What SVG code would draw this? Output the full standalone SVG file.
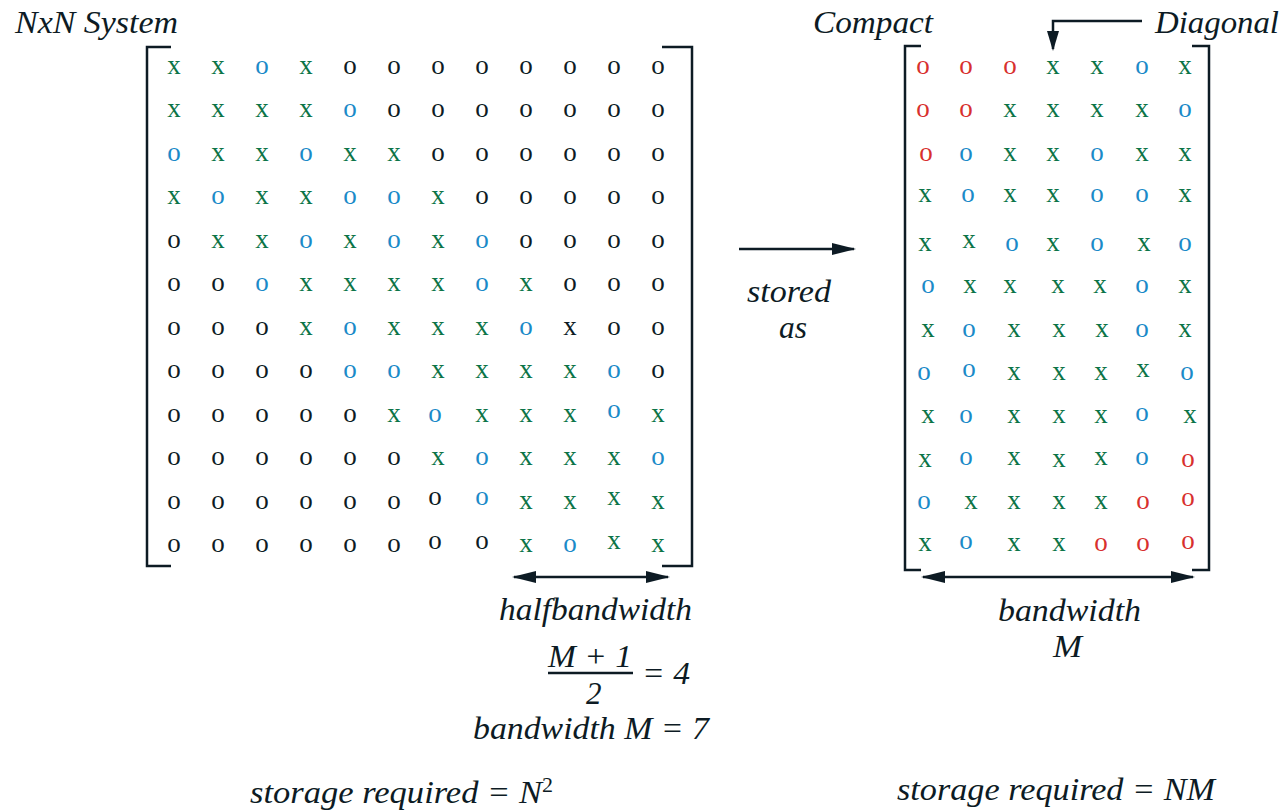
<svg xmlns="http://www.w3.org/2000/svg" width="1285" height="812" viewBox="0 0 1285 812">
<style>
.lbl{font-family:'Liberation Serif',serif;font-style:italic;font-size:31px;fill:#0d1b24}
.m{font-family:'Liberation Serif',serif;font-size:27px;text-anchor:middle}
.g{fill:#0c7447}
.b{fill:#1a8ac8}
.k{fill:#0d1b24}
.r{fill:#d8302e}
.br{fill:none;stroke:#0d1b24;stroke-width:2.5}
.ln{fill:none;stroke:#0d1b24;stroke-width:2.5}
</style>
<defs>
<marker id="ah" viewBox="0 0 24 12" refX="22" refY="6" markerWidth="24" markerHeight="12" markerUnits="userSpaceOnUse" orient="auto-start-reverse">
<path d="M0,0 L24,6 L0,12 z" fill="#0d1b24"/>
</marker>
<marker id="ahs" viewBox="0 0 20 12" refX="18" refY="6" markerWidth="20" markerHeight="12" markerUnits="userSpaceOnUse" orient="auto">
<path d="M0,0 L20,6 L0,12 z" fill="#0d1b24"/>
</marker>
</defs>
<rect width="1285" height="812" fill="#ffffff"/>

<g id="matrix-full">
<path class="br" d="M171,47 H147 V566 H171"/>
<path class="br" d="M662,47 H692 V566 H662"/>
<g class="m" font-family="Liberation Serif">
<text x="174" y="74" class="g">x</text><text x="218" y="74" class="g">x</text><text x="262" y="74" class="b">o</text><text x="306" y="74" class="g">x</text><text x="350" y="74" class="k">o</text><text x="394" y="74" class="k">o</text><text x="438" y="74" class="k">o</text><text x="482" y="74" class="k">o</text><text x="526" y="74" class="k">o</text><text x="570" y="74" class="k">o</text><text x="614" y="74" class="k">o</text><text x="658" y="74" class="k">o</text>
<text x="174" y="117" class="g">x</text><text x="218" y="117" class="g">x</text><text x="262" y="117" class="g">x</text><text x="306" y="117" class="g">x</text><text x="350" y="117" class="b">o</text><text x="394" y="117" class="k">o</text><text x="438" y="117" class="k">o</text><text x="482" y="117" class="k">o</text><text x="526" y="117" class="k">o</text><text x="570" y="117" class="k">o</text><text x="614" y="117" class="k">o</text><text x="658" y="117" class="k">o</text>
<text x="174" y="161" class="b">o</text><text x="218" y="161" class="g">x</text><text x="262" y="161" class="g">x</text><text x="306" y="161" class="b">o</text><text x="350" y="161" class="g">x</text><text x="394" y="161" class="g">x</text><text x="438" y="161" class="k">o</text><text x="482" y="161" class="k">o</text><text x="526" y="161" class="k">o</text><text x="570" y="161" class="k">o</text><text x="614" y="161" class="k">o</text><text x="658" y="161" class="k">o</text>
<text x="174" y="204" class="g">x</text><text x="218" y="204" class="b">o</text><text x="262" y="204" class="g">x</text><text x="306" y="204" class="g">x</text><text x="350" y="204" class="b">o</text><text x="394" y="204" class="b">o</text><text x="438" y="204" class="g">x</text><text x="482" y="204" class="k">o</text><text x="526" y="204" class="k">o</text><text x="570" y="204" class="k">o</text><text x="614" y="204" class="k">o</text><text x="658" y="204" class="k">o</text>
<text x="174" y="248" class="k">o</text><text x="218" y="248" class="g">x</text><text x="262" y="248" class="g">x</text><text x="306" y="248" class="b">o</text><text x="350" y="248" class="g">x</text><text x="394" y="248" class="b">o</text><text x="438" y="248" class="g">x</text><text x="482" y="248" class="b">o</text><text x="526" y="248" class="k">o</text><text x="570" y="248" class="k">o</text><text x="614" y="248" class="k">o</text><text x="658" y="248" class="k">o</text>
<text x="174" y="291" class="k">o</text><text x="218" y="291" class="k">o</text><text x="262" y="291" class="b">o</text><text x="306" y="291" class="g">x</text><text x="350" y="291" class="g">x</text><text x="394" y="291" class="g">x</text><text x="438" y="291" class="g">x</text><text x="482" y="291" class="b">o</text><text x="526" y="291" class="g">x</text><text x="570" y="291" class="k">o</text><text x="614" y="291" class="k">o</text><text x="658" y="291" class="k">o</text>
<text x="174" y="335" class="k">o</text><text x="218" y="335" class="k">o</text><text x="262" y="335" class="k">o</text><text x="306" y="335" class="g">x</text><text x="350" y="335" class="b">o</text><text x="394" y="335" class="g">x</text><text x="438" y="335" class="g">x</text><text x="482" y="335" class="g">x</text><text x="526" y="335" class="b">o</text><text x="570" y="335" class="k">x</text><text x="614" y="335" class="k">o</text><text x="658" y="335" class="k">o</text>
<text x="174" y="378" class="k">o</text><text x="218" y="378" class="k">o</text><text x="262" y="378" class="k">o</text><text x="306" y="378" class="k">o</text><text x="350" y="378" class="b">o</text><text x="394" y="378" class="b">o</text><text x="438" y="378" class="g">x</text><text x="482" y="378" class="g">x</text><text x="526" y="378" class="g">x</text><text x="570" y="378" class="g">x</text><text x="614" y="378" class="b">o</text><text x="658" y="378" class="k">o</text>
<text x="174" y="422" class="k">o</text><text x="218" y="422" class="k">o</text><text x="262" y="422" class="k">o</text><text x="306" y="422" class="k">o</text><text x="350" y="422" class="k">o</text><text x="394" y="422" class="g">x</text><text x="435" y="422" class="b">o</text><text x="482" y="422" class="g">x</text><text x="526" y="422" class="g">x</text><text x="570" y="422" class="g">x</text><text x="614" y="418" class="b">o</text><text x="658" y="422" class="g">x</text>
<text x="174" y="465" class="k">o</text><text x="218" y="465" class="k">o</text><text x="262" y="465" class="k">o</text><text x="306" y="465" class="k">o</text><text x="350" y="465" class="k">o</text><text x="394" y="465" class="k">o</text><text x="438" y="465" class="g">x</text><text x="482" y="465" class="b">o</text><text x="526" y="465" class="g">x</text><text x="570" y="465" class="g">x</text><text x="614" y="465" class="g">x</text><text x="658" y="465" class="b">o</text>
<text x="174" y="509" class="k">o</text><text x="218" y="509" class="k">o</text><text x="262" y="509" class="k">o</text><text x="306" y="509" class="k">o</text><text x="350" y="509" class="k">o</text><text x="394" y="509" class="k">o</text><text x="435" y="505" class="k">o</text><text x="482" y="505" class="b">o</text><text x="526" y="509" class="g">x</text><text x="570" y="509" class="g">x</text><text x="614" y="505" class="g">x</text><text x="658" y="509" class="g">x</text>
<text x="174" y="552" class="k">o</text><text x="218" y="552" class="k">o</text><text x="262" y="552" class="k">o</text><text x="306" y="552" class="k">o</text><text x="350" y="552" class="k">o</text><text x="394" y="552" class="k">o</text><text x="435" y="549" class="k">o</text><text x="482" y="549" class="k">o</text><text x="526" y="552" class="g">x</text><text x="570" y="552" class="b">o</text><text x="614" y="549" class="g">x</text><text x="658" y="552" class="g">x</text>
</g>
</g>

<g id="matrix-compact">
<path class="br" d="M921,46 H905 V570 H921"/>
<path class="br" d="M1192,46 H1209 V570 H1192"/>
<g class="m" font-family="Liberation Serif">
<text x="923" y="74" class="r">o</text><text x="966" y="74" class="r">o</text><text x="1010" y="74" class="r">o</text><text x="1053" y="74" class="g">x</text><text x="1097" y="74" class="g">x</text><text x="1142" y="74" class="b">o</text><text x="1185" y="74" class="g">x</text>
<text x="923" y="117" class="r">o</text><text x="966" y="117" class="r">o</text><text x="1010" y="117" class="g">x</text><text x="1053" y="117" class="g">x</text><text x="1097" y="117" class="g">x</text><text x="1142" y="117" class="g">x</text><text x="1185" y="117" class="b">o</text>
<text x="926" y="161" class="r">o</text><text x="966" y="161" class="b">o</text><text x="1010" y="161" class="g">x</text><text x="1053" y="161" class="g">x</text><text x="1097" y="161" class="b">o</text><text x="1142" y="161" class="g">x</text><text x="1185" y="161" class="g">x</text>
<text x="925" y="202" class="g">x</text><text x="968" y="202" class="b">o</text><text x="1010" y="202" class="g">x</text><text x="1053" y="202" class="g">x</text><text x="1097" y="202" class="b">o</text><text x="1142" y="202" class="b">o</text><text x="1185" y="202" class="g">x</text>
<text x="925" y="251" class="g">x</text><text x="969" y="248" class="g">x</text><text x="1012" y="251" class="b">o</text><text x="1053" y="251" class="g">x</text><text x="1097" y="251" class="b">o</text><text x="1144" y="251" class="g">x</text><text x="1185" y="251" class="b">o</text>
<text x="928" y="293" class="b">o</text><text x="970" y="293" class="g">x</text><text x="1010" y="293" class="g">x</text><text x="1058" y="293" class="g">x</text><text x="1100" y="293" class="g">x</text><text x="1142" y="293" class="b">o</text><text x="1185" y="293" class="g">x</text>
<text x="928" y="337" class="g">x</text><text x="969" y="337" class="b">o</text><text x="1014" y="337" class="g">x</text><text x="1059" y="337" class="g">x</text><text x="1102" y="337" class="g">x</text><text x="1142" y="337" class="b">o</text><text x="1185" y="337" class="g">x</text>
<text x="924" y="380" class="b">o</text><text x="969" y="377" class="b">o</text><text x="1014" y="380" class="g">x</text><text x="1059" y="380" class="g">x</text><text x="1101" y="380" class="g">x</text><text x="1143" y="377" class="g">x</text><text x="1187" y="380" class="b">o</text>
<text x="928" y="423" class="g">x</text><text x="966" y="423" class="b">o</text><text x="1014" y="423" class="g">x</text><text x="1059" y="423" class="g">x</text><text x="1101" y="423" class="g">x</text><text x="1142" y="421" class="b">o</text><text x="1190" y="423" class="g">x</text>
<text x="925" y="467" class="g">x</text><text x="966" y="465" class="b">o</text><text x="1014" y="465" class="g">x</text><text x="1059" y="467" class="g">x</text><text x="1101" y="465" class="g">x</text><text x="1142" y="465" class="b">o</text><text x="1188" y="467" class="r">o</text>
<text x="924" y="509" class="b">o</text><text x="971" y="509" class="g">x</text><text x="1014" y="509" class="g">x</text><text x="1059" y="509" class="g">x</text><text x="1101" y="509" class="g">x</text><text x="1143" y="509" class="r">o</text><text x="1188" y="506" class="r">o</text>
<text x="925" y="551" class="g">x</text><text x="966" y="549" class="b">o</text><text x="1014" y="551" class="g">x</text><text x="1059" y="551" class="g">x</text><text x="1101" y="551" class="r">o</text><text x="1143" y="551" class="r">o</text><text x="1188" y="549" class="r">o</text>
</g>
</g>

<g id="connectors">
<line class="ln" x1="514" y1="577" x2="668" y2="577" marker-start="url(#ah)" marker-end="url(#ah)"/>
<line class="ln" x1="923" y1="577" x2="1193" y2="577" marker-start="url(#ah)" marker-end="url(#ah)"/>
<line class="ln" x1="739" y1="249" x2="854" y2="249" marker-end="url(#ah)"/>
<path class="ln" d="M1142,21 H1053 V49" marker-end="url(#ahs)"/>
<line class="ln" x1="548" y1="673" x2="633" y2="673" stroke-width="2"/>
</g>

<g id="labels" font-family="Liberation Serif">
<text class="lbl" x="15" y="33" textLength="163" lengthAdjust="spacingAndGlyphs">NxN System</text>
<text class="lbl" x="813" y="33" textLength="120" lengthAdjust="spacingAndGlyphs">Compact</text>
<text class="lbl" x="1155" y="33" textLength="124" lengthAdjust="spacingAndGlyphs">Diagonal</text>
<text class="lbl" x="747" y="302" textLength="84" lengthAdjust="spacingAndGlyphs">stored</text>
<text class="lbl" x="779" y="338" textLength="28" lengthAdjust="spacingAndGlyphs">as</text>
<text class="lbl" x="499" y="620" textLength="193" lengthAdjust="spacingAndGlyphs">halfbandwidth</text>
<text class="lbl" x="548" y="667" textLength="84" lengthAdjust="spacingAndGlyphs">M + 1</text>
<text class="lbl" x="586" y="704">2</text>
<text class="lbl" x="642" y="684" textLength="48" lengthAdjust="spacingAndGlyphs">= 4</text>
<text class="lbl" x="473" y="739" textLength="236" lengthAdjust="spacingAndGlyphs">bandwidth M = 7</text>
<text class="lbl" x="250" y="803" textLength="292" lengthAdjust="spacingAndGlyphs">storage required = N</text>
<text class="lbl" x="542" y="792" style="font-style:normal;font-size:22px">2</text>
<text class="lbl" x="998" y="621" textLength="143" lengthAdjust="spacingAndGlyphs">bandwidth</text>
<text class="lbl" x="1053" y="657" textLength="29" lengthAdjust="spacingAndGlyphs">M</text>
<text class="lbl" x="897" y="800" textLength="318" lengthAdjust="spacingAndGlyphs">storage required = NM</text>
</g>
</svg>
┄┄┄┄┄┄┄┄┄┄┄┄┄┄┄┄┄┄┄┄
[Required task]
Scan the material above. Copy each line where "full" occurs.

[Exercise solution]
What SVG code would draw this? Output the full standalone SVG file.
<g id="matrix-full">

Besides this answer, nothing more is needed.